E que milhões de pessoas pudessem perder os seus empregos, também não os preocupou. Obviamente, tão estapafúrdia ideia chocou contra o bom senso da maioria dos deputados europeus e a proposta acabou por ser alterada para a necessidade de se combater o excessivo consumo de álcool. Isto, sim, faz sentido porque se tudo começou com uma bebedeira é normal acabar com outra.

Por detrás desta lei esconde-se a sanha dos Grandes Irmãos e Irmãs que nos vigiam e que sabem o que é melhor para nós, que nos querem ensinar a comer, a escolher as peúgas, e, sobretudo, a pensar. Há uma nova tirania contra a liberdade individual anunciada na literatura distópica do século passado: Bradbury, Huxley, Boye e Orwell toparam-nos a léguas.

A esta combinação de Fascismo e Comunismo junta-se um espírito inquisidor que persegue as heresias contra a fé da vida saudável. E o grotesco dragão que se alimenta da destruição dos valores ocidentais – como a tentativa de substituir a palavra Natal por festividades ou a censura de livros como o Tintim – solta agora a sua chama purificadora contra o vinho. 

Só falta colocarem também um rótulo na pintura de Annibale Carracci O Triunfo de Baco e Ariadne, onde o Deus do excesso ergue um cacho de uvas e Sileno, o seu tutor, vai de caixão à cova em cima de um burro, a dizer o seguinte:

– E no fim morreram todos de cirrose! 

Ou em O almoço dos Barqueiros de Renoir, onde as meninas rechonchudas bebem mais do que os homens, esta nota: 

– E estas doidinhas não chegaram aos trinta anos! 

Aliás, as próprias estátuas do Dionísio grego e do Baco romano podem, pela desgraça que trouxeram à humanidade, receber idêntico tratamento à estátua do Padre António Vieira em Lisboa. E quanto a Dom Pérignon, esse frade alucinado pelas bolinhas do champanhe, que se faça um boneco dele para sofrer o mesmo castigo de Savonarola no centro de Paris. Venha, por fim, a Greta dizer alguma patacoada contra o vinho e o ramalhete fica completo.

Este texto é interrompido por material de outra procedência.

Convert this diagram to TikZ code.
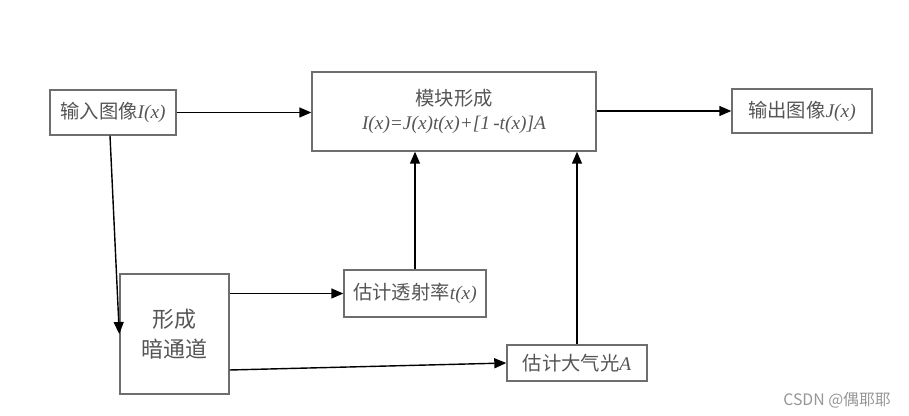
\documentclass[tikz,border=0pt]{standalone}
\usepackage{fontspec}
\setmainfont{Liberation Serif}
\newfontfamily\cjk{Noto Sans CJK SC}
\usepackage{tikz}
\usetikzlibrary{arrows.meta,positioning,calc}
\definecolor{boxgray}{RGB}{110,110,110}
\definecolor{textgray}{RGB}{85,85,85}
\definecolor{markgray}{RGB}{150,150,150}

\begin{document}
\begin{tikzpicture}[
    block/.style={draw=boxgray,thick,fill=white,align=center,
      text=textgray,font=\fontsize{11}{14}\selectfont},
    arr/.style={-{Triangle[length=0.24cm,width=0.2cm]},thick,draw=black}
  ]
    \useasboundingbox (0,0) rectangle (18.18,-8.32);

    \node[block,minimum width=2.52cm,minimum height=0.9cm] (input) at (2.26,-2.25)
      {{\cjk 输入图像}\textit{I(x)}};
    \node[block,minimum width=5.68cm,minimum height=1.58cm] (module) at (9.08,-2.23)
      {{\cjk 模块形成}\\\textit{I(x)=J(x)t(x)+[1\,-t(x)]A}};
    \node[block,minimum width=2.8cm,minimum height=0.88cm] (output) at (16.04,-2.22)
      {{\cjk 输出图像}\textit{J(x)}};

    \node[block,minimum width=2.18cm,minimum height=2.4cm,
      font=\fontsize{12.5}{17}\selectfont] (dark) at (3.49,-6.68)
      {\cjk 形成\\\cjk 暗通道};
    \node[block,minimum width=2.84cm,minimum height=0.94cm] (trans) at (8.3,-5.87)
      {{\cjk 估计透射率}\textit{t(x)}};
    \node[block,minimum width=2.8cm,minimum height=0.72cm] (atmos) at (11.54,-7.26)
      {{\cjk 估计大气光}\textit{A}};

    \draw[arr] (input.east) -- (input.east -| module.west);
    \draw[arr] (output.west -| module.east) -- (output.west);
    \draw[arr] ([xshift=-0.06cm]input.south) -- (dark.west);
    \draw[arr] (dark.east |- trans.west) -- (trans.west);
    \draw[arr] ([yshift=-0.72cm]dark.east) -- (atmos.west);
    \draw[arr] (trans.north) -- (trans.north |- module.south);
    \draw[arr] (atmos.north) -- (atmos.north |- module.south);

    \node[text=markgray,font=\cjk\fontsize{9}{11}\selectfont] (mark) at (16.74,-8.0)
      {CSDN @偶耶耶};
  \end{tikzpicture}
\end{document}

Como afirma Hugh Johnson na História Universal do Vinho, o vinho é indissociável da História Europeia: está presente nos cultos pagãos e na religião cristã, é uma das bases da economia desde o mundo antigo até hoje, deu ao homem as primeiras aulas de ecologia, foi durante séculos o único anti-séptico existente durante as cirurgias, foi decisivo na criação dos mosteiros e no povoamento do território, inspirou artistas e escritores, e esteve presente no nascimento da bioquímica. O vinho é muito mais do que uma bebida. Sem ele, não haveria a nossa civilização – tal como a conhecemos.

Voltando às origens, as minhas duas avós viveram quase até aos cem anos bebendo, todos os dias, um copo de vinho às refeições. Aliás, a minha avó paterna tomou sempre os seus remédios bombásticos com o seu Audinet de Bordéus. E quando algum zelador da saúde alheia lhe recordava que isso fazia mal, retorquia, com a condescendência que a idade lhe conferia.

– A água é para lavar os pés!

O meu conselho para as luminárias de Bruxelas é parecido: metam essas cabeças alucinadas em água fria, de preferência debaixo do menino Manneken Pis, e deixem-nos gozar a vida.